**Task directions:** Copy out all lines in the data below containing the string "Output".

** start Information provided **

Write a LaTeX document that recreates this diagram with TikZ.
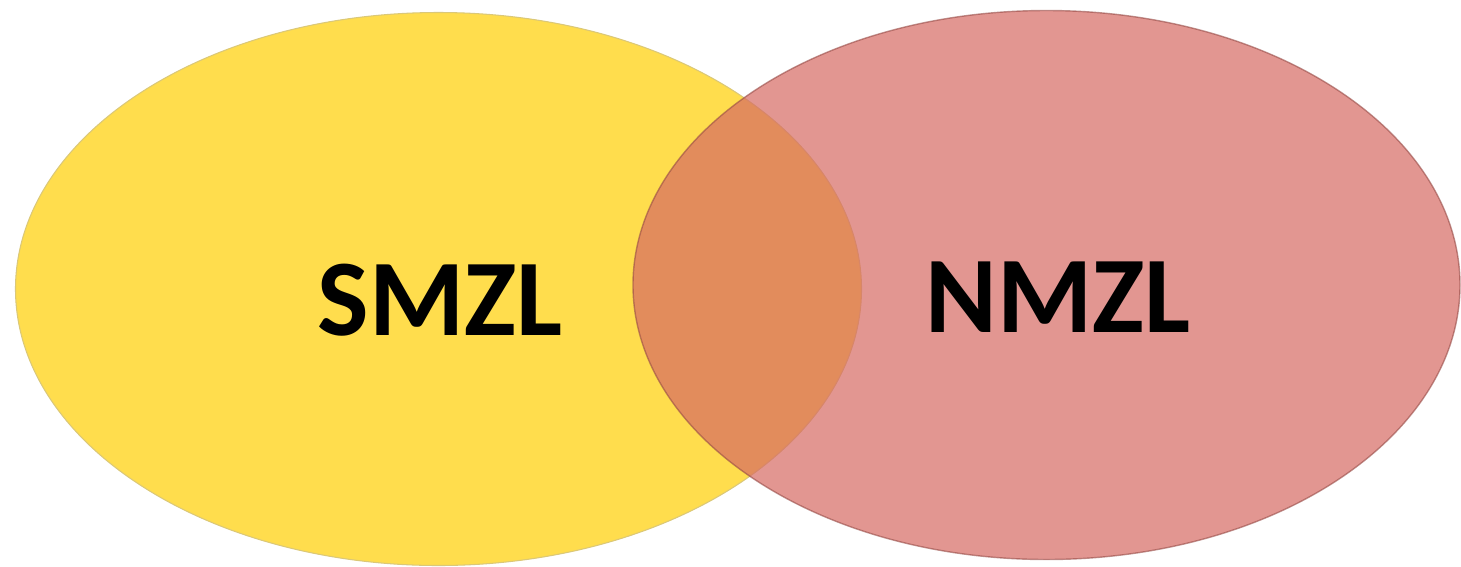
\documentclass[tikz,border=0pt]{standalone}
\usepackage{fontspec}
\setmainfont{Carlito}
\definecolor{smzlyellow}{RGB}{255,221,77}
\definecolor{nmzlpink}{RGB}{214,106,99}
\begin{document}
\begin{tikzpicture}[x=0.02cm, y=-0.02cm,
    setlabel/.style={anchor=base, inner sep=0pt, font=\fontsize{62}{62}\selectfont\bfseries}]
  \useasboundingbox (0,0) rectangle (1461,566);
  % SMZL set
  \coordinate (smzlc) at (438.5,289);
  \fill[smzlyellow, draw=smzlyellow!80!black!70, line width=0.6pt]
    (smzlc) ellipse [x radius=423, y radius=276.5];
  % NMZL set, see-through over the first one
  \coordinate (nmzlc) at (1046.5,285);
  \fill[nmzlpink, fill opacity=0.7, draw=nmzlpink!70!black, draw opacity=0.6, line width=0.8pt]
    (nmzlc) ellipse [x radius=413.5, y radius=274.5];
  % labels
  \node[setlabel] (smzl) at (440,335) {SMZL};
  \node[setlabel] (nmzl) at (1058,332) {NMZL};
\end{tikzpicture}
\end{document}
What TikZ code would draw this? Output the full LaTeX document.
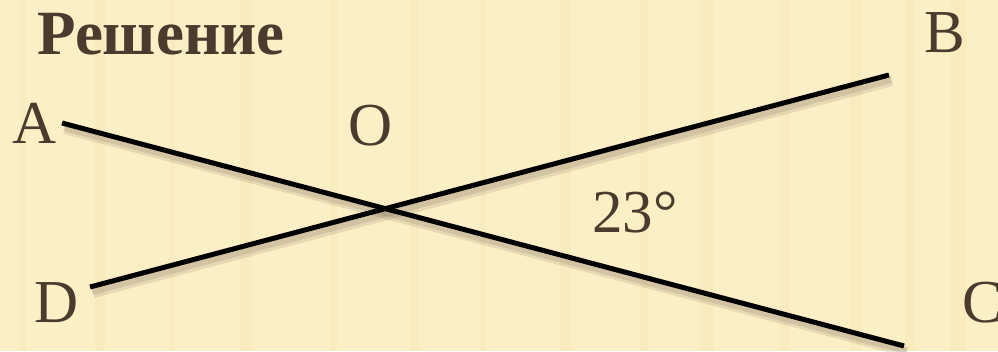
\documentclass[tikz,border=0pt]{standalone}
\usepackage{fontspec}
\setmainfont{Liberation Serif}
\usepackage{tikz}
\usepackage{xcolor}
\usetikzlibrary{positioning, calc}
\definecolor{paper}{HTML}{FBEFC6}
\definecolor{stripe}{HTML}{F3E2AE}
\definecolor{ink}{HTML}{4B3A2E}
\tikzset{label/.style={text=ink, inner sep=0pt, anchor=base, font=\fontsize{61}{61}\selectfont},
title/.style={label, font=\fontsize{63}{63}\selectfont\bfseries},
line/.style={line width=5pt, black},
shade/.style={line width=10pt, ink, opacity=0.12}
}
\begin{document}
\begin{tikzpicture}[x=1pt, y=-1pt]
\useasboundingbox (0,0) rectangle (998,351);
\fill[paper] (0,0) rectangle (998,351);
 % soft vertical stripes of the background
 \foreach \x/\w in {20/6, 95/10, 170/5, 240/12, 330/7, 410/9, 480/6, 560/11, 640/8, 700/14, 780/9, 850/12, 905/10, 950/16}
   \fill[stripe, opacity=0.3] (\x,0) rectangle ++(\w,351);
\coordinate (pA) at (62,123);
\coordinate (pC) at (904,346);
\coordinate (pD) at (90,287);
\coordinate (pB) at (889,75);
\draw[shade] ([shift={(3,6)}]pA) -- ([shift={(3,6)}]pC);
\draw[shade] ([shift={(3,6)}]pD) -- ([shift={(3,6)}]pB);
\draw[shade, line width=6pt] ([shift={(2,5)}]pA) -- ([shift={(2,5)}]pC);
\draw[shade, line width=6pt] ([shift={(2,5)}]pD) -- ([shift={(2,5)}]pB);
\draw[line] (pA) -- (pC);
\draw[line] (pD) -- (pB);
\node[title] (t) at (161,54) {Решение};
\node[label] (a) at (35,143) {A};
\node[label] (o) at (371,145) {O};
\node[label] (b) at (945,52) {B};
\node[label] (c) at (983,322) {C};
\node[label] (d) at (57,322) {D};
\node[label] (ang) at (635,232) {23°};
\end{tikzpicture}
\end{document}
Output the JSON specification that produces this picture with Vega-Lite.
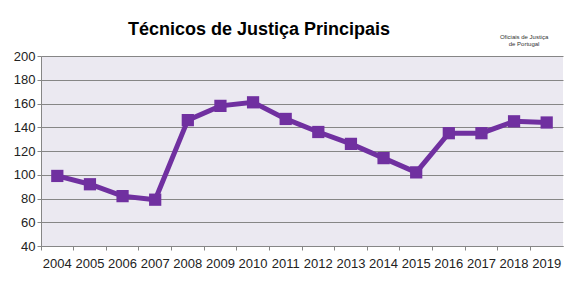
{
  "$schema": "https://vega.github.io/schema/vega-lite/v6.json",
  "width": 522,
  "height": 190,
  "autosize": {"type": "none"},
  "padding": {"left": 41, "top": 56, "right": 19, "bottom": 46},
  "background": "white",
  "title": {
    "text": "Técnicos de Justiça Principais",
    "font": "Liberation Sans",
    "fontSize": 18,
    "fontWeight": "bold",
    "color": "#000000",
    "anchor": "middle",
    "dx": -43,
    "offset": -5
  },
  "data": {
    "values": [
      {"year": "2004", "value": 99},
      {"year": "2005", "value": 92},
      {"year": "2006", "value": 82},
      {"year": "2007", "value": 79},
      {"year": "2008", "value": 146},
      {"year": "2009", "value": 158},
      {"year": "2010", "value": 161},
      {"year": "2011", "value": 147},
      {"year": "2012", "value": 136},
      {"year": "2013", "value": 126},
      {"year": "2014", "value": 114},
      {"year": "2015", "value": 102},
      {"year": "2016", "value": 135},
      {"year": "2017", "value": 135},
      {"year": "2018", "value": 145},
      {"year": "2019", "value": 144}
    ]
  },
  "layer": [
    {
      "mark": {
        "type": "line",
        "color": "#7030A0",
        "strokeWidth": 5,
        "point": {"shape": "square", "size": 150, "filled": true, "color": "#7030A0", "opacity": 1}
      },
      "encoding": {
        "x": {
          "field": "year",
          "type": "ordinal",
          "scale": {"type": "band", "paddingInner": 0, "paddingOuter": 0},
          "axis": {
            "title": null,
            "labelAngle": 0,
            "bandPosition": 0,
            "grid": false,
            "domainColor": "#868686",
            "tickColor": "#868686",
            "tickSize": 4,
            "labelPadding": 7,
            "labelFont": "Liberation Sans",
            "labelFontSize": 13,
            "labelColor": "#222222"
          }
        },
        "y": {
          "field": "value",
          "type": "quantitative",
          "scale": {"domain": [40, 200], "nice": false, "zero": false},
          "axis": {
            "title": null,
            "values": [40, 60, 80, 100, 120, 140, 160, 180, 200],
            "labelOverlap": false,
            "grid": true,
            "gridColor": "#868686",
            "gridWidth": 1,
            "domainColor": "#868686",
            "tickColor": "#868686",
            "tickSize": 4,
            "labelPadding": 2,
            "labelFont": "Liberation Sans",
            "labelFontSize": 13,
            "labelColor": "#222222"
          }
        }
      }
    },
    {
      "data": {"values": [{"t": "Oficiais de Justiça\nde Portugal"}]},
      "mark": {
        "type": "text",
        "font": "Liberation Sans",
        "fontSize": 6,
        "lineHeight": 7,
        "lineBreak": "\n",
        "color": "#333333",
        "align": "center",
        "baseline": "middle",
        "dx": 10
      },
      "encoding": {
        "x": {
          "datum": "2018",
          "type": "ordinal",
          "axis": {
            "title": null,
            "labelAngle": 0,
            "bandPosition": 0,
            "grid": false,
            "domainColor": "#868686",
            "tickColor": "#868686",
            "tickSize": 4,
            "labelPadding": 7,
            "labelFont": "Liberation Sans",
            "labelFontSize": 13,
            "labelColor": "#222222"
          }
        },
        "y": {
          "datum": 216,
          "type": "quantitative",
          "axis": {
            "title": null,
            "values": [40, 60, 80, 100, 120, 140, 160, 180, 200],
            "labelOverlap": false,
            "grid": true,
            "gridColor": "#868686",
            "gridWidth": 1,
            "domainColor": "#868686",
            "tickColor": "#868686",
            "tickSize": 4,
            "labelPadding": 2,
            "labelFont": "Liberation Sans",
            "labelFontSize": 13,
            "labelColor": "#222222"
          }
        },
        "text": {"field": "t"}
      }
    }
  ],
  "config": {
    "view": {"fill": "#EBE9F1", "stroke": null}
  }
}
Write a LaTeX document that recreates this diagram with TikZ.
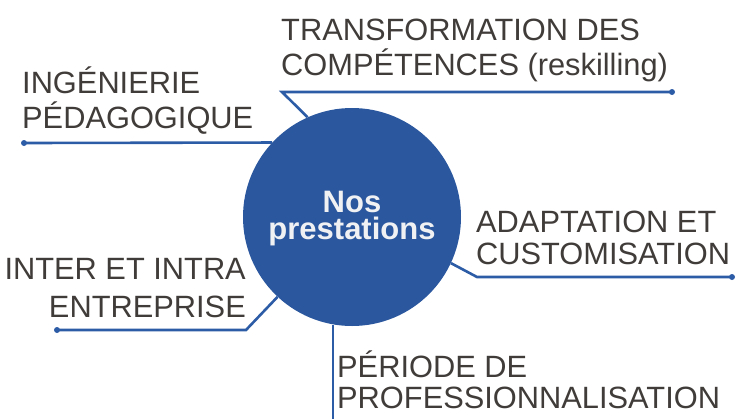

** end Information provided **

**Solution:**
What TikZ code would draw this? Output the full LaTeX document.
Output the JSON specification that produces this picture with Vega-Lite.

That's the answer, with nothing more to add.